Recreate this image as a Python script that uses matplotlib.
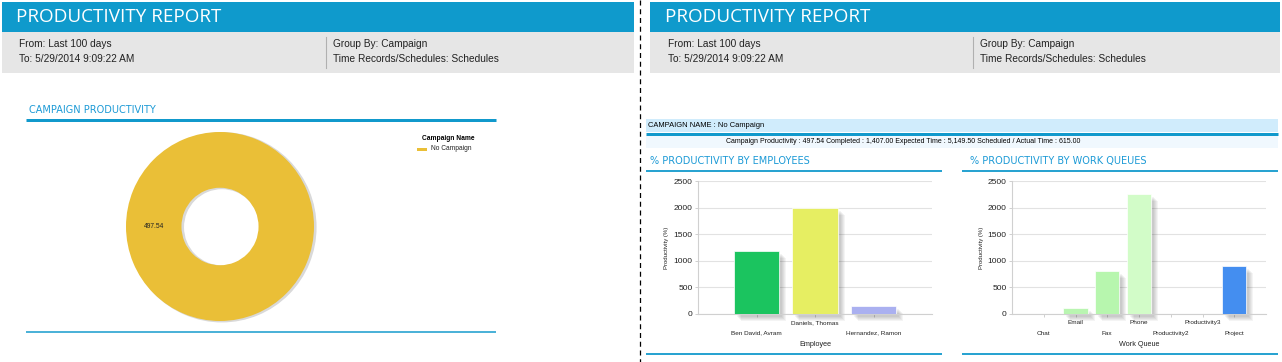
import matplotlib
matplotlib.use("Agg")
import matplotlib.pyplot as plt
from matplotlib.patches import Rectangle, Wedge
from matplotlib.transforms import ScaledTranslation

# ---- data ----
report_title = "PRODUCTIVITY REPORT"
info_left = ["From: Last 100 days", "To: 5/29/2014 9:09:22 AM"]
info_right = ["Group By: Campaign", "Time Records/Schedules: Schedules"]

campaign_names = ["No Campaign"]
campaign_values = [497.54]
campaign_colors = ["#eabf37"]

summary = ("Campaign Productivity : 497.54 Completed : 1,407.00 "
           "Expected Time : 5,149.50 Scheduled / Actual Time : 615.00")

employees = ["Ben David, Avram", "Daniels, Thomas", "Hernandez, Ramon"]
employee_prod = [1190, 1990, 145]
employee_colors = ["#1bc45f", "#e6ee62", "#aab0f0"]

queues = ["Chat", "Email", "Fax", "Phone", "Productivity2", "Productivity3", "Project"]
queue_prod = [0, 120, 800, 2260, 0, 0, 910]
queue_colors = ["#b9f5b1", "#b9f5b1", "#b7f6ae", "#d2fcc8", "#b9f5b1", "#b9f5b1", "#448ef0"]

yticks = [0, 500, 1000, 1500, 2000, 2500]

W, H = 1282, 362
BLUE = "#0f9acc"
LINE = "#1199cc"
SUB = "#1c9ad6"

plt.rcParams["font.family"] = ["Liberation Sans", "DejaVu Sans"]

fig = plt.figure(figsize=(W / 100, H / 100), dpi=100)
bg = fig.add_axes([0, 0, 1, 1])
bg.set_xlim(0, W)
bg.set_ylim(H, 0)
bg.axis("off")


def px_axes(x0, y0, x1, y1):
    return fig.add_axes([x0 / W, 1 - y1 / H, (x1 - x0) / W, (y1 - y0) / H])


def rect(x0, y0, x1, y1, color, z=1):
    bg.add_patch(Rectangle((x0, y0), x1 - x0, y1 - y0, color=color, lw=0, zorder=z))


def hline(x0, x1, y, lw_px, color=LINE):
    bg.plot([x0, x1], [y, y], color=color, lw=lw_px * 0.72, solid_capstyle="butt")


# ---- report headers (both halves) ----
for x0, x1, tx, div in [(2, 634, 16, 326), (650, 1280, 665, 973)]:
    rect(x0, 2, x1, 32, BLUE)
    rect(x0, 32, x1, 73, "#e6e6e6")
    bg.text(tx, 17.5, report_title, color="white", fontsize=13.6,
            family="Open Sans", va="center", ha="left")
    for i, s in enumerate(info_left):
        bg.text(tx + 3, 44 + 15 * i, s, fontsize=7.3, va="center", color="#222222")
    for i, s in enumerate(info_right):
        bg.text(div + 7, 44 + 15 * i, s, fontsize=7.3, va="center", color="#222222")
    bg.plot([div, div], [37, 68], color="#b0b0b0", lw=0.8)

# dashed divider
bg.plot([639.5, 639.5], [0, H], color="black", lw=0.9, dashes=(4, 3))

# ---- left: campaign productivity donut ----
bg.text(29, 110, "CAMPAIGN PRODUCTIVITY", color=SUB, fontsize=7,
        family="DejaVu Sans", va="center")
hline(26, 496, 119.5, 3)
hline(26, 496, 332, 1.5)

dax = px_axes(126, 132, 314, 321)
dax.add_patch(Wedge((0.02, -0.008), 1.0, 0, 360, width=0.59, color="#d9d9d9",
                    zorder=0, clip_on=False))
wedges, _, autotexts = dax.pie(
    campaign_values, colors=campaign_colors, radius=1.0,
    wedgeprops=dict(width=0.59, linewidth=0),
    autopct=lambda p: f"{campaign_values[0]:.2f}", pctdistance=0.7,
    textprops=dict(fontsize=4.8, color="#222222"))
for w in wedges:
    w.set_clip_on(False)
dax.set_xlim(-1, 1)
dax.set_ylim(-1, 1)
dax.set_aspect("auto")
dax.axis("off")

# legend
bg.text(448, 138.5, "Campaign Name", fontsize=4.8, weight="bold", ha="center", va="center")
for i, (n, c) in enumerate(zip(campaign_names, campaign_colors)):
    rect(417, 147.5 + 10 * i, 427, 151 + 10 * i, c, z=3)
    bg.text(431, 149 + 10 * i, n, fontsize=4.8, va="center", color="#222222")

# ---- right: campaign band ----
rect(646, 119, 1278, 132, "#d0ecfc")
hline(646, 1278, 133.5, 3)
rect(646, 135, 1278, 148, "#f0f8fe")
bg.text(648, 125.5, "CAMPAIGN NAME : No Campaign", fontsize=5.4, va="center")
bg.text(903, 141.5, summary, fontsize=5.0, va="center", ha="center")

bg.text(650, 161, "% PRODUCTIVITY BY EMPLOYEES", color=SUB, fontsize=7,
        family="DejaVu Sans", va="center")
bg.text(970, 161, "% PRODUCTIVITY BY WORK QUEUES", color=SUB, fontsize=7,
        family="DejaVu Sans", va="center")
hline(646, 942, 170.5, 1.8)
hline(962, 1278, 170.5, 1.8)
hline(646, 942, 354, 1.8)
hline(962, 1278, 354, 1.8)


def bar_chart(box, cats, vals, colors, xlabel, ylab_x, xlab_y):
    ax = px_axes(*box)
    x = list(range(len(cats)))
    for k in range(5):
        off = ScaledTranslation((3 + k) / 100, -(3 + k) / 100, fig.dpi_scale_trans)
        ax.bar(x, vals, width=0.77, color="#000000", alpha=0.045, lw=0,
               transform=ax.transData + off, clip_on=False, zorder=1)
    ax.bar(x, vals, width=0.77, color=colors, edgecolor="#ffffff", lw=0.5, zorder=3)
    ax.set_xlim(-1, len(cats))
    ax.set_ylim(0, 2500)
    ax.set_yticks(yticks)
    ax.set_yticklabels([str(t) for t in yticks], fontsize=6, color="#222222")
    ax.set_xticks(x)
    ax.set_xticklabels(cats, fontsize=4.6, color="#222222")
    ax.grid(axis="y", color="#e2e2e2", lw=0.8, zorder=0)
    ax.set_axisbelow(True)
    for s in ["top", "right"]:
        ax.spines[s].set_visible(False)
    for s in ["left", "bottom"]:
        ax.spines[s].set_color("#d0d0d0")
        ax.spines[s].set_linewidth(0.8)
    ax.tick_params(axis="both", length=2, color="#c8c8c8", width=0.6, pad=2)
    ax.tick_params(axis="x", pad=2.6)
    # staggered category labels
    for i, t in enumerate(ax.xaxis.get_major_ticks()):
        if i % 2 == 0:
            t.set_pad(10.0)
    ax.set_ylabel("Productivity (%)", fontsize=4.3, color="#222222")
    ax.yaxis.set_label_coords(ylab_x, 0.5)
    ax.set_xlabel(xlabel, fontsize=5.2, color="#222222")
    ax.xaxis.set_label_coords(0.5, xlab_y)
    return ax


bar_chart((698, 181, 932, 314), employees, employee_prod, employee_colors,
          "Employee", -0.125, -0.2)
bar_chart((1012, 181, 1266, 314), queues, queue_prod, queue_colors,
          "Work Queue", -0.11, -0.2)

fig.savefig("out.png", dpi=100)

━━━━━━━━━━━━━━━━

§ Task statement: Write out the material above once more, exactly as it reads, with no pictures.

§ Complete output:
Recreate this image as a Python script that uses matplotlib.
import matplotlib
matplotlib.use("Agg")
import matplotlib.pyplot as plt
from matplotlib.patches import Rectangle, Wedge
from matplotlib.transforms import ScaledTranslation

# ---- data ----
report_title = "PRODUCTIVITY REPORT"
info_left = ["From: Last 100 days", "To: 5/29/2014 9:09:22 AM"]
info_right = ["Group By: Campaign", "Time Records/Schedules: Schedules"]

campaign_names = ["No Campaign"]
campaign_values = [497.54]
campaign_colors = ["#eabf37"]

summary = ("Campaign Productivity : 497.54 Completed : 1,407.00 "
           "Expected Time : 5,149.50 Scheduled / Actual Time : 615.00")

employees = ["Ben David, Avram", "Daniels, Thomas", "Hernandez, Ramon"]
employee_prod = [1190, 1990, 145]
employee_colors = ["#1bc45f", "#e6ee62", "#aab0f0"]

queues = ["Chat", "Email", "Fax", "Phone", "Productivity2", "Productivity3", "Project"]
queue_prod = [0, 120, 800, 2260, 0, 0, 910]
queue_colors = ["#b9f5b1", "#b9f5b1", "#b7f6ae", "#d2fcc8", "#b9f5b1", "#b9f5b1", "#448ef0"]

yticks = [0, 500, 1000, 1500, 2000, 2500]

W, H = 1282, 362
BLUE = "#0f9acc"
LINE = "#1199cc"
SUB = "#1c9ad6"

plt.rcParams["font.family"] = ["Liberation Sans", "DejaVu Sans"]

fig = plt.figure(figsize=(W / 100, H / 100), dpi=100)
bg = fig.add_axes([0, 0, 1, 1])
bg.set_xlim(0, W)
bg.set_ylim(H, 0)
bg.axis("off")


def px_axes(x0, y0, x1, y1):
    return fig.add_axes([x0 / W, 1 - y1 / H, (x1 - x0) / W, (y1 - y0) / H])


def rect(x0, y0, x1, y1, color, z=1):
    bg.add_patch(Rectangle((x0, y0), x1 - x0, y1 - y0, color=color, lw=0, zorder=z))


def hline(x0, x1, y, lw_px, color=LINE):
    bg.plot([x0, x1], [y, y], color=color, lw=lw_px * 0.72, solid_capstyle="butt")


# ---- report headers (both halves) ----
for x0, x1, tx, div in [(2, 634, 16, 326), (650, 1280, 665, 973)]:
    rect(x0, 2, x1, 32, BLUE)
    rect(x0, 32, x1, 73, "#e6e6e6")
    bg.text(tx, 17.5, report_title, color="white", fontsize=13.6,
            family="Open Sans", va="center", ha="left")
    for i, s in enumerate(info_left):
        bg.text(tx + 3, 44 + 15 * i, s, fontsize=7.3, va="center", color="#222222")
    for i, s in enumerate(info_right):
        bg.text(div + 7, 44 + 15 * i, s, fontsize=7.3, va="center", color="#222222")
    bg.plot([div, div], [37, 68], color="#b0b0b0", lw=0.8)

# dashed divider
bg.plot([639.5, 639.5], [0, H], color="black", lw=0.9, dashes=(4, 3))

# ---- left: campaign productivity donut ----
bg.text(29, 110, "CAMPAIGN PRODUCTIVITY", color=SUB, fontsize=7,
        family="DejaVu Sans", va="center")
hline(26, 496, 119.5, 3)
hline(26, 496, 332, 1.5)

dax = px_axes(126, 132, 314, 321)
dax.add_patch(Wedge((0.02, -0.008), 1.0, 0, 360, width=0.59, color="#d9d9d9",
                    zorder=0, clip_on=False))
wedges, _, autotexts = dax.pie(
    campaign_values, colors=campaign_colors, radius=1.0,
    wedgeprops=dict(width=0.59, linewidth=0),
    autopct=lambda p: f"{campaign_values[0]:.2f}", pctdistance=0.7,
    textprops=dict(fontsize=4.8, color="#222222"))
for w in wedges:
    w.set_clip_on(False)
dax.set_xlim(-1, 1)
dax.set_ylim(-1, 1)
dax.set_aspect("auto")
dax.axis("off")

# legend
bg.text(448, 138.5, "Campaign Name", fontsize=4.8, weight="bold", ha="center", va="center")
for i, (n, c) in enumerate(zip(campaign_names, campaign_colors)):
    rect(417, 147.5 + 10 * i, 427, 151 + 10 * i, c, z=3)
    bg.text(431, 149 + 10 * i, n, fontsize=4.8, va="center", color="#222222")

# ---- right: campaign band ----
rect(646, 119, 1278, 132, "#d0ecfc")
hline(646, 1278, 133.5, 3)
rect(646, 135, 1278, 148, "#f0f8fe")
bg.text(648, 125.5, "CAMPAIGN NAME : No Campaign", fontsize=5.4, va="center")
bg.text(903, 141.5, summary, fontsize=5.0, va="center", ha="center")

bg.text(650, 161, "% PRODUCTIVITY BY EMPLOYEES", color=SUB, fontsize=7,
        family="DejaVu Sans", va="center")
bg.text(970, 161, "% PRODUCTIVITY BY WORK QUEUES", color=SUB, fontsize=7,
        family="DejaVu Sans", va="center")
hline(646, 942, 170.5, 1.8)
hline(962, 1278, 170.5, 1.8)
hline(646, 942, 354, 1.8)
hline(962, 1278, 354, 1.8)


def bar_chart(box, cats, vals, colors, xlabel, ylab_x, xlab_y):
    ax = px_axes(*box)
    x = list(range(len(cats)))
    for k in range(5):
        off = ScaledTranslation((3 + k) / 100, -(3 + k) / 100, fig.dpi_scale_trans)
        ax.bar(x, vals, width=0.77, color="#000000", alpha=0.045, lw=0,
               transform=ax.transData + off, clip_on=False, zorder=1)
    ax.bar(x, vals, width=0.77, color=colors, edgecolor="#ffffff", lw=0.5, zorder=3)
    ax.set_xlim(-1, len(cats))
    ax.set_ylim(0, 2500)
    ax.set_yticks(yticks)
    ax.set_yticklabels([str(t) for t in yticks], fontsize=6, color="#222222")
    ax.set_xticks(x)
    ax.set_xticklabels(cats, fontsize=4.6, color="#222222")
    ax.grid(axis="y", color="#e2e2e2", lw=0.8, zorder=0)
    ax.set_axisbelow(True)
    for s in ["top", "right"]:
        ax.spines[s].set_visible(False)
    for s in ["left", "bottom"]:
        ax.spines[s].set_color("#d0d0d0")
        ax.spines[s].set_linewidth(0.8)
    ax.tick_params(axis="both", length=2, color="#c8c8c8", width=0.6, pad=2)
    ax.tick_params(axis="x", pad=2.6)
    # staggered category labels
    for i, t in enumerate(ax.xaxis.get_major_ticks()):
        if i % 2 == 0:
            t.set_pad(10.0)
    ax.set_ylabel("Productivity (%)", fontsize=4.3, color="#222222")
    ax.yaxis.set_label_coords(ylab_x, 0.5)
    ax.set_xlabel(xlabel, fontsize=5.2, color="#222222")
    ax.xaxis.set_label_coords(0.5, xlab_y)
    return ax


bar_chart((698, 181, 932, 314), employees, employee_prod, employee_colors,
          "Employee", -0.125, -0.2)
bar_chart((1012, 181, 1266, 314), queues, queue_prod, queue_colors,
          "Work Queue", -0.11, -0.2)

fig.savefig("out.png", dpi=100)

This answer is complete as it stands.